Чулымские повести

22
18
20
22
24
26
28
30

— Извини, батя. Это вот Андрей. Наш, чулымский, тоже правит до дому. Не предупредил я вас… Да так уж вышло. Сперва подрались, а после, как видишь, и сошлись. Мама, да ты раздета! Пошли, пошли в дом.

— Лукьян я, а по уваженью к родителю — Константинович, — уже возле калитки лесник коротко, дружески прижал к себе Андрея. — Помахались кулаками, значит… Гоже, гоже! Для начала оно и лучше, что пошшупали друг дружку, характер показали. Так-то крепче сцепится дружба. Заходи Андрей — палаты у меня просторные, хватит местов и сидячих, и лежачих…

Зашли в ограду — просторную, чисто прибранную. В широких сенях тоже оказалось прибрано, хозяйская управа виделась и в избе с большой русской печью в правом углу от дверей.

— А я слышу, выстрелы ударили… — обивая шапкой снег с сапог, шумел Лукьян. — Ково, думаю, несет, Половникова разве. Кинулся к окну — ба-ба-ба-а… Спасибо, сынок, за телеграмму. На отшибе мы тут, не сразу, но известились, через третьи руки, да получили стафет…

— Подфартило, мы с обозниками. Дня я не указал, когда приеду. Попадать-то сюда — не вот трамвай подкатил.

Лукьян махнул рукой.

— Н-но! Выехал, сообщил и — хорош! Та-ак, сымайте, сымайте шинелки. Прасковья, привечай гостя!
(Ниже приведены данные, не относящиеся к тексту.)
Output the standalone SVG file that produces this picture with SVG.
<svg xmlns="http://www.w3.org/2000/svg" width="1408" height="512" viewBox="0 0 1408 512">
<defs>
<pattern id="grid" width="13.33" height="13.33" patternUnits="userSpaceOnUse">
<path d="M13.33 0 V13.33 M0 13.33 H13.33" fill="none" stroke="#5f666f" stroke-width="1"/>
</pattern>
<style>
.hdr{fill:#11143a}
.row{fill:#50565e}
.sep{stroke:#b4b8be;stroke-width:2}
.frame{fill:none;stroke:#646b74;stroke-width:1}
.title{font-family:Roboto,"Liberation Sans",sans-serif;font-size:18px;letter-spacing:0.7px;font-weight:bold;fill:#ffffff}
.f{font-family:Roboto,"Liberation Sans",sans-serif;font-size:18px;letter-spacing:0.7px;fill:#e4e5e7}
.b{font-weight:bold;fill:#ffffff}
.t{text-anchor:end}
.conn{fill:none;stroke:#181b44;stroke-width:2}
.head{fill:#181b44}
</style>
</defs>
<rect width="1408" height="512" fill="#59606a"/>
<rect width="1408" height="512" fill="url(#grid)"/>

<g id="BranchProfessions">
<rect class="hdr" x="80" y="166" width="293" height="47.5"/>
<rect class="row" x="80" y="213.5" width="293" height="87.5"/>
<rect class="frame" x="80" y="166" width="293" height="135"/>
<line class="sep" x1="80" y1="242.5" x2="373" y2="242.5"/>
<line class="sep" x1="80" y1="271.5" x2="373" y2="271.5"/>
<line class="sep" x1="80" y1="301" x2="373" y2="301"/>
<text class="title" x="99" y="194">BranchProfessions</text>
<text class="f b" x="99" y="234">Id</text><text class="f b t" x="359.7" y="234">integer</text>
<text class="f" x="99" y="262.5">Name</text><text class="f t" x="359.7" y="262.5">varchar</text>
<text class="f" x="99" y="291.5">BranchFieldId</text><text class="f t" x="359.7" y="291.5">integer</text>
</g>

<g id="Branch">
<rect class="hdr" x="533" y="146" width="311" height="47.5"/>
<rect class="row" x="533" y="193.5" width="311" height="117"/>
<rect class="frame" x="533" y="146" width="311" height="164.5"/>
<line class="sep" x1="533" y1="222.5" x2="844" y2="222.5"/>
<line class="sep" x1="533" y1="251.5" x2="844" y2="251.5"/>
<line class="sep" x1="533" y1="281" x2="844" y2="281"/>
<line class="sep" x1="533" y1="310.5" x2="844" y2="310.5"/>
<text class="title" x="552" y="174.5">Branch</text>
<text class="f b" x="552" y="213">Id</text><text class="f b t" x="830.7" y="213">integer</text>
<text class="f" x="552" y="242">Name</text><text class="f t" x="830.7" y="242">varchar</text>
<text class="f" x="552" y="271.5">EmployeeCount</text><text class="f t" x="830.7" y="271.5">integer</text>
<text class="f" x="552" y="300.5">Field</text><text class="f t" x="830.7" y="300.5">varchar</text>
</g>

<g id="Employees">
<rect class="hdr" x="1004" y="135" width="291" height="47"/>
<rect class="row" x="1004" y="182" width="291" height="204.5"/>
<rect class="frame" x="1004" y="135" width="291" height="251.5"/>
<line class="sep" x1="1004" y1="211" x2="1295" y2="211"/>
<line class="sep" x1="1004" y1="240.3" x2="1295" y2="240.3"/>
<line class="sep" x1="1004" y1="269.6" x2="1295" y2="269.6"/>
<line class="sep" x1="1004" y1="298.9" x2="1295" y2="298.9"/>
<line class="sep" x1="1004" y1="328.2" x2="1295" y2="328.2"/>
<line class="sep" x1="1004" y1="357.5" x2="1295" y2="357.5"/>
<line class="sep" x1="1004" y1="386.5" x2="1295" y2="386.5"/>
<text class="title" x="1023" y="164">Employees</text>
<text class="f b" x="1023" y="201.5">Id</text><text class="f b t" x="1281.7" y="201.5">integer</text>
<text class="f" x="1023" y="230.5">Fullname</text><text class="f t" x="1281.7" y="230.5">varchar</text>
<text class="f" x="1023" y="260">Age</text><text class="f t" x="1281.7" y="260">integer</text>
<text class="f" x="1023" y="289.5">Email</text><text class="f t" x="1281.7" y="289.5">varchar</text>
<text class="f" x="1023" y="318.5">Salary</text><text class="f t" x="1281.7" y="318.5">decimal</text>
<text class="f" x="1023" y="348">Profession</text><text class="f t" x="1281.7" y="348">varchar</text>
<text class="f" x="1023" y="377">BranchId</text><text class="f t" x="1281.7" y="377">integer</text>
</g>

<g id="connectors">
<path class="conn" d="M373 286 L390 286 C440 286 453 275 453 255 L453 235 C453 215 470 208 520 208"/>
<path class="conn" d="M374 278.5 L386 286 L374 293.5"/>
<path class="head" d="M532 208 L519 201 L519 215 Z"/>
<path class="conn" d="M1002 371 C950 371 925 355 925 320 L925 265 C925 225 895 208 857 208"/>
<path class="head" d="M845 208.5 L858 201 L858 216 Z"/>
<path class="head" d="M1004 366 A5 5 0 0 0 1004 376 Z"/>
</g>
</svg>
Пока солдаты раздевались, мать Степана успела достать с печи две пары старых валенок.

— Наденьте, ребятки, в теплых катанках-то ноге угодно, радостно.
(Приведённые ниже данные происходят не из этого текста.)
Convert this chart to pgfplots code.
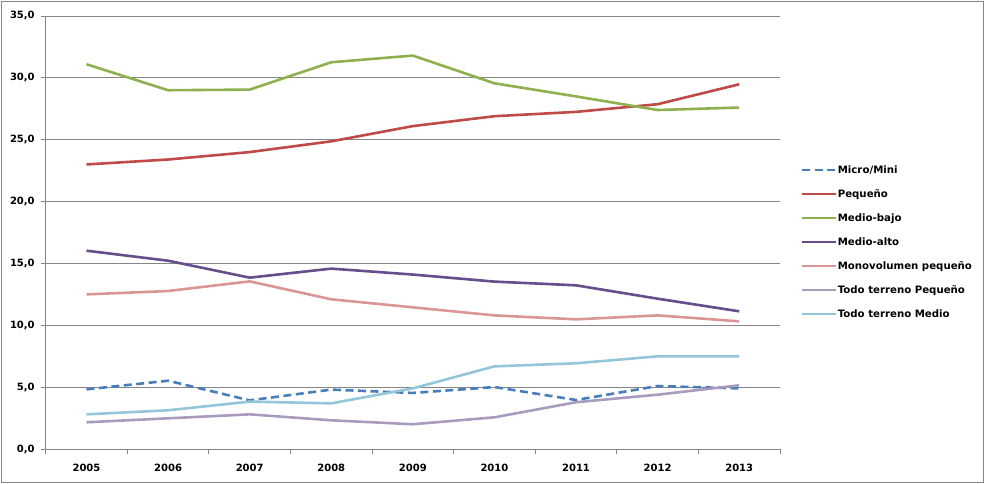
\documentclass[border=0pt]{standalone}
\usepackage{pgfplots}
\pgfplotsset{compat=1.18}
\usepackage{fontspec}
\setmainfont{DejaVu Sans}
\definecolor{cMicro}{HTML}{4A7EBB}
\definecolor{cPeq}{HTML}{BE4B48}
\definecolor{cMB}{HTML}{8EB04F}
\definecolor{cMA}{HTML}{664D8C}
\definecolor{cMono}{HTML}{D99694}
\definecolor{cTTP}{HTML}{A99BBD}
\definecolor{cTTM}{HTML}{93C6D9}
\definecolor{cGrid}{HTML}{868686}
\begin{document}
\begin{tikzpicture}
\useasboundingbox (-45.7bp,-35bp) rectangle (942.3bp,449bp);
\draw[cGrid, line width=0.8bp] (-44.2bp,-33bp) rectangle (937.3bp,448bp);
\begin{axis}[
  at={(0,0)}, anchor=south west,
  scale only axis, width=734.3bp, height=433bp,
  xmin=-0.5, xmax=8.5, ymin=0, ymax=35,
  axis x line*=bottom, axis y line*=left,
  axis line style={cGrid, line width=0.8bp, -},
  xtick={0,...,8},
  xticklabels={2005,2006,2007,2008,2009,2010,2011,2012,2013},
  minor xtick={-0.5,0.5,...,8.5},
  major x tick style={draw=none},
  minor tick length=4.5bp, major tick length=4.5bp,
  tick align=outside,
  tick style={cGrid, line width=0.8bp},
  ytick={0,5,...,35},
  ymajorgrids, grid style={cGrid, line width=0.8bp},
  yticklabel={\pgfmathprintnumber[fixed,fixed zerofill,precision=1,use comma]{\tick}},
  /pgf/number format/assume math mode=true,
  ticklabel style={font=\fontsize{10bp}{12bp}\selectfont\bfseries, text=black},
  y tick label style={xshift=-3bp},
  x tick label style={yshift=-7bp},
  every axis plot/.append style={line width=2.6bp, line join=round},
  legend style={at={(1.0286,0.656)}, anchor=north west, draw=none, fill=none,
    inner sep=0pt, font=\fontsize{10.2bp}{12bp}\selectfont\bfseries,
    nodes={inner sep=0pt, text height=8bp, text depth=2bp},
    row sep=14bp,
    /tikz/every even column/.append style={column sep=4bp}},
  legend cell align=left,
  legend image code/.code={\draw[#1] (0bp,0bp) -- (34bp,0bp);},
]
\addplot[cMicro, dash pattern=on 8bp off 4.5bp] coordinates {(0,4.82)(1,5.52)(2,3.93)(3,4.80)(4,4.53)(5,5.01)(6,3.96)(7,5.09)(8,4.90)};
\addlegendentry{Micro/Mini}
\addplot[cPeq] coordinates {(0,23.0)(1,23.4)(2,24.0)(3,24.87)(4,26.1)(5,26.9)(6,27.25)(7,27.87)(8,29.48)};
\addlegendentry{Pequeño}
\addplot[cMB] coordinates {(0,31.1)(1,29.0)(2,29.05)(3,31.26)(4,31.8)(5,29.56)(6,28.5)(7,27.4)(8,27.6)};
\addlegendentry{Medio-bajo}
\addplot[cMA] coordinates {(0,16.03)(1,15.22)(2,13.85)(3,14.58)(4,14.1)(5,13.53)(6,13.23)(7,12.15)(8,11.13)};
\addlegendentry{Medio-alto}
\addplot[cMono] coordinates {(0,12.5)(1,12.77)(2,13.55)(3,12.1)(4,11.45)(5,10.8)(6,10.48)(7,10.8)(8,10.32)};
\addlegendentry{Monovolumen pequeño}
\addplot[cTTP] coordinates {(0,2.16)(1,2.48)(2,2.8)(3,2.32)(4,2.0)(5,2.56)(6,3.78)(7,4.39)(8,5.15)};
\addlegendentry{Todo terreno Pequeño}
\addplot[cTTM] coordinates {(0,2.8)(1,3.13)(2,3.83)(3,3.69)(4,4.9)(5,6.68)(6,6.93)(7,7.49)(8,7.49)};
\addlegendentry{Todo terreno Medio}
\end{axis}
\end{tikzpicture}
\end{document}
— Прасковья! А вода в рукомойнике есть? — шумно носился по избе Лукьян. — Давай, давай, ребяты, мойтесь, эка вы употели. Да и то — убродиной шли.
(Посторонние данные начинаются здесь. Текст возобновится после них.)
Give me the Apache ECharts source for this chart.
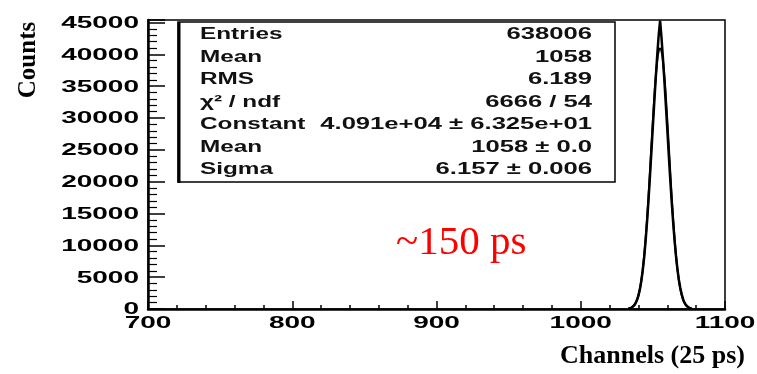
<!DOCTYPE html>
<html>
<head>
<meta charset="utf-8">
<script src="https://cdn.jsdelivr.net/npm/echarts@6/dist/echarts.min.js"></script>
<style>
  html, body { margin: 0; padding: 0; background: #fff; }
  #main { width: 757px; height: 374px; }
</style>
</head>
<body>
<div id="main"></div>
<script>
// histogram bins (channel) and counts
var channels = [1033, 1034, 1035, 1036, 1037, 1038, 1039, 1040, 1041, 1042, 1043, 1044, 1045, 1046, 1047,
    1048, 1049, 1050, 1051, 1052, 1053, 1054, 1055, 1056, 1057, 1058, 1059, 1060, 1061, 1062, 1063,
    1064, 1065, 1066, 1067, 1068, 1069, 1070, 1071, 1072, 1073, 1074, 1075, 1076, 1077];
var counts = [40, 90, 180, 330, 560, 900, 1400, 2100, 3100, 4400, 6100, 8200, 10800, 13800, 17200,
    20900, 24800, 28700, 32600, 36300, 39800, 42900, 45300, 42600, 39300, 35800, 32000, 28200, 24300, 20500, 17000,
    13800, 10900, 8400, 6300, 4600, 3300, 2300, 1500, 950, 580, 340, 190, 100, 50];
// gaussian fit curve, estimated at the same channels
var fitValues = [75, 140, 225, 370, 610, 960, 1470, 2180, 3200, 4560, 6300, 8500, 11200, 14300, 17800,
    21700, 25700, 29600, 33300, 36500, 38900, 40470, 40910, 40470, 38900, 36500, 33300, 29600, 25700, 21700, 17800,
    14300, 11200, 8500, 6300, 4560, 3200, 2180, 1470, 960, 610, 370, 225, 140, 75];

var xTicks = [700, 800, 900, 1000, 1100];
var yTicks = [0, 5000, 10000, 15000, 20000, 25000, 30000, 35000, 40000, 45000];

var statNames = ['Entries', 'Mean', 'RMS', 'χ² / ndf', 'Constant', 'Mean', 'Sigma'];
var statValues = ['638006', '1058', '6.189', '6666 / 54', '4.091e+04 ± 6.325e+01', '1058 ± 0.0', '6.157 ± 0.006'];

var myChart = echarts.init(document.getElementById('main'));

var histData = [];
var fitData = [];
for (var i = 0; i < channels.length; i++) {
    histData.push([channels[i], counts[i]]);
    fitData.push([channels[i], fitValues[i]]);
}

var option = {
    animation: false,
    grid: {
        left: 148, right: 32, top: 20, bottom: 65,
        show: true, borderColor: '#000', borderWidth: 1.5, backgroundColor: '#fff'
    },
    xAxis: {
        type: 'value', min: 700, max: 1100, interval: 100,
        axisLine: { onZero: false, lineStyle: { color: '#000', width: 2.5 } },
        axisTick: { inside: true, length: 8, lineStyle: { color: '#000', width: 1.5 } },
        minorTick: { show: true, splitNumber: 5, length: 4, lineStyle: { color: '#000', width: 1.5 } },
        axisLabel: { show: false },
        splitLine: { show: false }
    },
    yAxis: {
        type: 'value', min: 0, max: 45400, interval: 5000,
        axisLine: { show: true, lineStyle: { color: '#000', width: 2.5 } },
        axisTick: { inside: true, length: 17, lineStyle: { color: '#000', width: 1.5 } },
        minorTick: { show: true, splitNumber: 5, length: 9, lineStyle: { color: '#000', width: 1.2 } },
        axisLabel: { show: false },
        splitLine: { show: false }
    },
    series: [
        {
            name: 'hist', type: 'line', data: histData, symbol: 'none',
            lineStyle: { color: '#000', width: 2.5 }
        },
        {
            name: 'fit', type: 'line', data: fitData, symbol: 'none', smooth: true,
            lineStyle: { color: '#000', width: 2 }
        }
    ]
};
myChart.setOption(option);

// texts: tick labels stretched like the original picture
var g = [];
for (var j = 0; j < yTicks.length; j++) {
    var p = myChart.convertToPixel({ gridIndex: 0 }, [700, yTicks[j]]);
    g.push({
        type: 'text', x: p[0] - 9, y: p[1] + 1, scaleX: 1.75,
        style: { text: String(yTicks[j]), align: 'right', verticalAlign: 'middle',
            font: 'bold 16px "Liberation Sans"', fill: '#000' }
    });
}
for (var k = 0; k < xTicks.length; k++) {
    var q = myChart.convertToPixel({ gridIndex: 0 }, [xTicks[k], 0]);
    g.push({
        type: 'text', x: q[0], y: q[1] + 15, scaleX: 1.75,
        style: { text: String(xTicks[k]), align: 'center', verticalAlign: 'middle',
            font: 'bold 16px "Liberation Sans"', fill: '#000' }
    });
}

// stats box
g.push({ type: 'rect', shape: { x: 178, y: 22, width: 437, height: 160 },
    style: { fill: '#fff', stroke: '#000', lineWidth: 1.5 }, z: 10 });
g.push({ type: 'line', shape: { x1: 179, y1: 22, x2: 179, y2: 183 },
    style: { stroke: '#000', lineWidth: 3 }, z: 11 });
for (var r = 0; r < statNames.length; r++) {
    var yy = 35 + r * 22.5;
    g.push({ type: 'text', x: 200, y: yy, scaleX: 1.52, z: 12,
        style: { text: statNames[r], align: 'left', verticalAlign: 'middle',
            font: 'bold 16px "Liberation Sans"', fill: '#111' } });
    g.push({ type: 'text', x: 592, y: yy, scaleX: 1.6, z: 12,
        style: { text: statValues[r], align: 'right', verticalAlign: 'middle',
            font: 'bold 16px "Liberation Sans"', fill: '#111' } });
}

// annotation and axis titles
g.push({ type: 'text', x: 396, y: 243, z: 12,
    style: { text: '~150 ps', align: 'left', verticalAlign: 'middle',
        font: '41px "Liberation Serif"', fill: '#ff0000' } });
g.push({ type: 'text', x: 29, y: 60, rotation: Math.PI / 2, z: 12,
    style: { text: 'Counts', align: 'center', verticalAlign: 'middle',
        font: 'bold 25px "Liberation Serif"', fill: '#000' } });
g.push({ type: 'text', x: 745, y: 356, z: 12,
    style: { text: 'Channels (25 ps)', align: 'right', verticalAlign: 'middle',
        font: 'bold 26px "Liberation Serif"', fill: '#000' } });

myChart.setOption({ graphic: g });
</script>
</body>
</html>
Подавая полотенце, Прасковья опять припала к сыну, оглядела и осторожно дотронулась до твердого ската виска, до заметного шрама.

— Степонька, какая на тебе приметина. Как опояской тебя опоясало. Только не тех, не веселых цветов опоясочка… Как нежить перстом волосы вычикнула. И веко подергиват…

— Волнуюсь немножко, — застеснялся Степан и мягко отстранился от матери. Веком — врач сказал — пройдет, совсем пройдет!

— Да хватит тебе парня глазами есть, — уже ворчал Лукьян.

— С фронта да без изъяну. Глаза, руки-ноги целы, и радуйся мать! И на стол, на стол наставляй поболе — голодны, небось, ребяты.

Веселое солнце лилось на большущий обеденный стол в избе. Горячие щи из печи, картошка с мясом, боровая и огородная солонинка — как давно парни не ели домашнего! Второго приглашения не ждали, сели за стол прочно. Подавал самогон Лукьян с присловьем:

— Вонючий, горючий, однако злючий… За горничным столом посидим после. А сейчас так: сейчас только червячка заморим, только кровушку взбодрим. Ну, защитники, с возвращением. За ваши боевы награды, за нашу Победу!

Выпили, и ждал Лукьян, ждала Прасковья веселого взрыва парней. Но не последовало этого взрыва. Андрей, как гость, намеренно помалкивал, а к Степану некстати подступила та особая тоска-оглядка — опять начал войну памятью мерять. Он-то вот пьет-ест, а павшие друзья-товарищи… Не сядут рядом, не поднимут стаканов, не посмотрят друг на друга счастливыми глазами… Да, видно, вот с этого, первого домашнего стола жизнь начинает счет дням уже без тех ребят. А на фронте, да и в госпитале, когда уж очень трудно приходилось, друзья те павшие как бы рядом стояли. Прощайте же, други. Теперь уж прощайте навсегда… Мир праху вашему!

Степан, кажется, устал от этих слов — он их много раз уже про себя проговорил. Повертел в руках стакан, поглядел в окно так, будто кого-то там видел.

— Кому умирать выпало, а кому за мертвых получать награды. Вначале-то отступали и какие уж там ордена-медали. Это когда уж на Запад пошли — тут да, тут начались раздачи… В сорок первом, в сорок втором настоящие-то герои полегли, все удары на себя приняли.